Is the property management industry due for disruption?

We all know that technology and new ideas are disrupting industries left and right. 

Public transportation think Uber

Department stores think Amazon

Entertainment think Netflix

Auto industry think Tesla

Home sales think Zillow

I can't help but think that property management is next. The classic model of 10% of rents plus some sort of vacancy/new tenant/marketing fee is outdated, provides thin margins, and doesn't align the PM (who in most states has a fiduciary duty) and the landlord. 

Let's look at the average investor, he or she has 2 rentals that bring in a total of $2,000 a month. The PM makes $200 from this client, roughly $50 a week. I can't even get a plumber to show up at my house for under $150! So how much effort do you expect that PM is putting into that property. So now there's a vacancy, maybe this PM charges $250 to put a new tenant in the unit this is justified because of the cost to show and advertise the unit. In my experience, the PM gets no more or less based on the time the unit sits vacant.
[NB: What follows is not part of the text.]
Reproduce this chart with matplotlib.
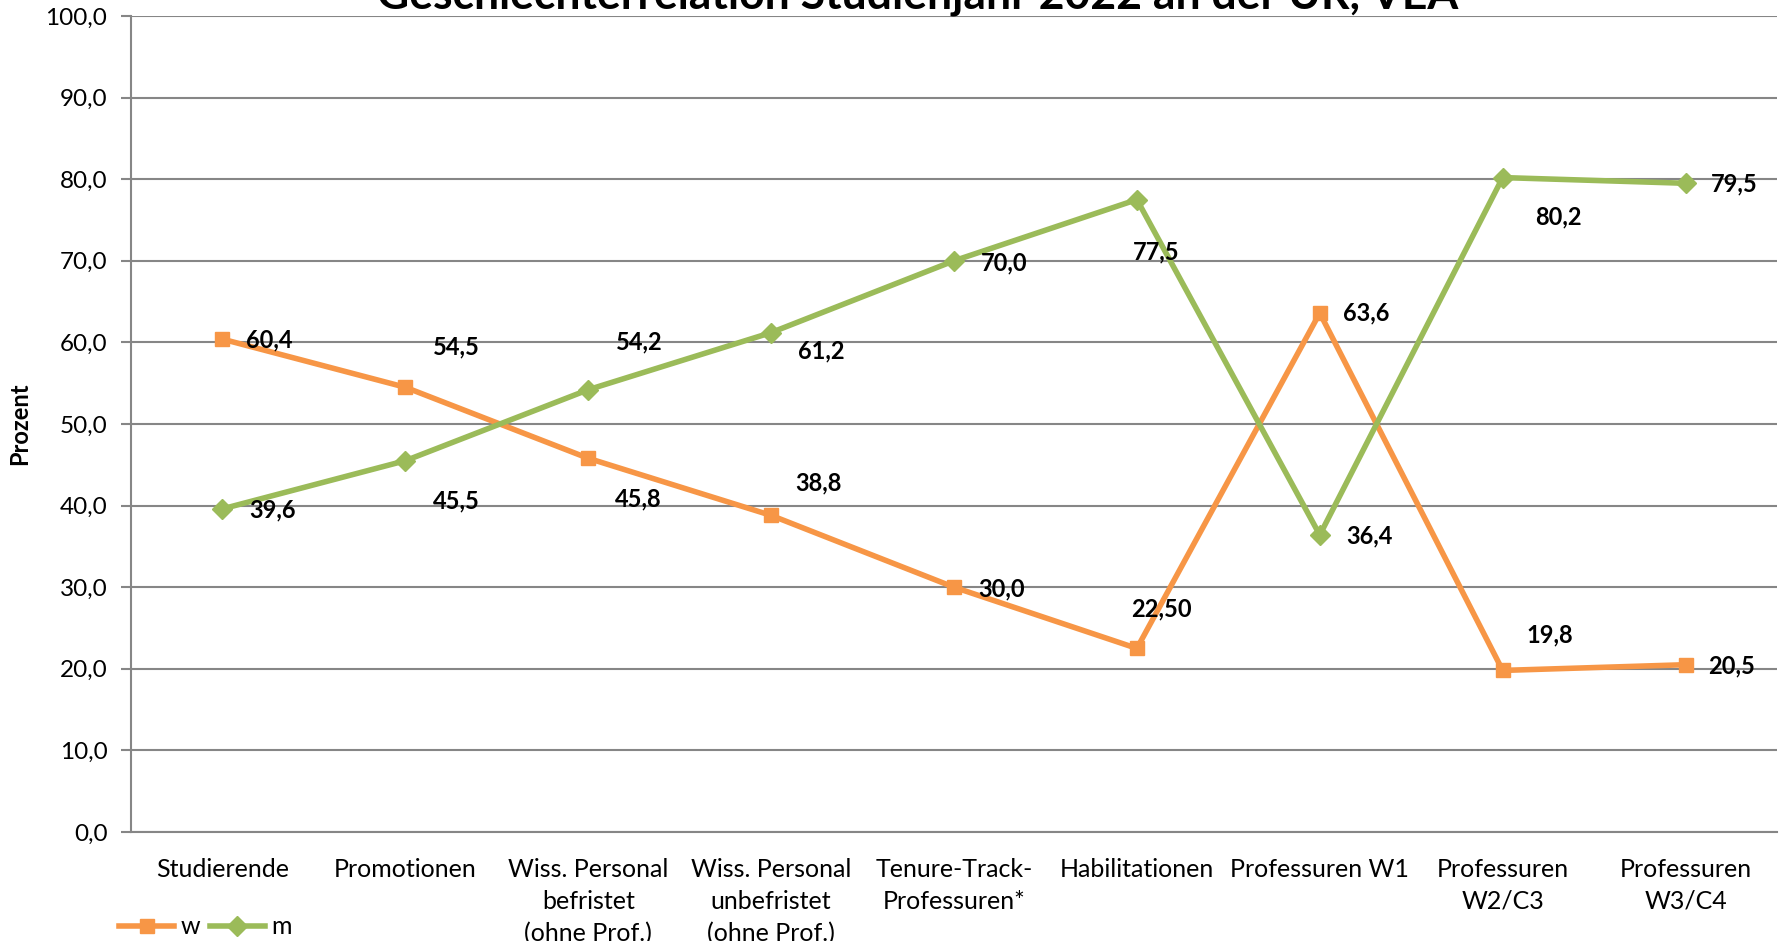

As a landlord, I want 2 things, market rents, and low vacancies. But driving rents by $25/month is a hassle and only makes the PM $2.50 more a month, aka it's not worth it to them. And they're not penalized for a long vacancy so why rush to put a tenant in place. 

And I'm not saying all PMs are horrible (as a day job I work for a PM company). 
I am saying as an industry it feels like the landlord's interests are not aligned with the PM.


Just spitballing here, what if the PM guaranteed monthly cash flow... hear me out. This is more of a flat rate model. The property manager knows the market so well that they can analyze your property and sign a contract that states that you will receive a monthly cash flow of $150 after PITI expenses. Come hell or high water the PM pays that $150 into your account every month. BUT that means if the vacancies are low, repairs are efficient and rents are pushed each year, the PM gets to keep anything over $150. On the flip side when you have a vacancy for all of October and November the PM eats that expense and still pays $150 each month. 

In this disrupted model, the PM's butt is on the line if expenses run high, if vacancies are out of control and rents are below market. However, if they run an efficient business they can drive rents, minimize expenses and vacancies, and in turn increase profit margins. The landlord loses out on some upside potential but knows that his or her asset is in good hands.

Naturally, the contract would have to be reviewed every few years to adjust for market changes, inflation, etc. 

Is this a viable model? I have no idea but it's a thought and like mom always says, it's the thought that counts.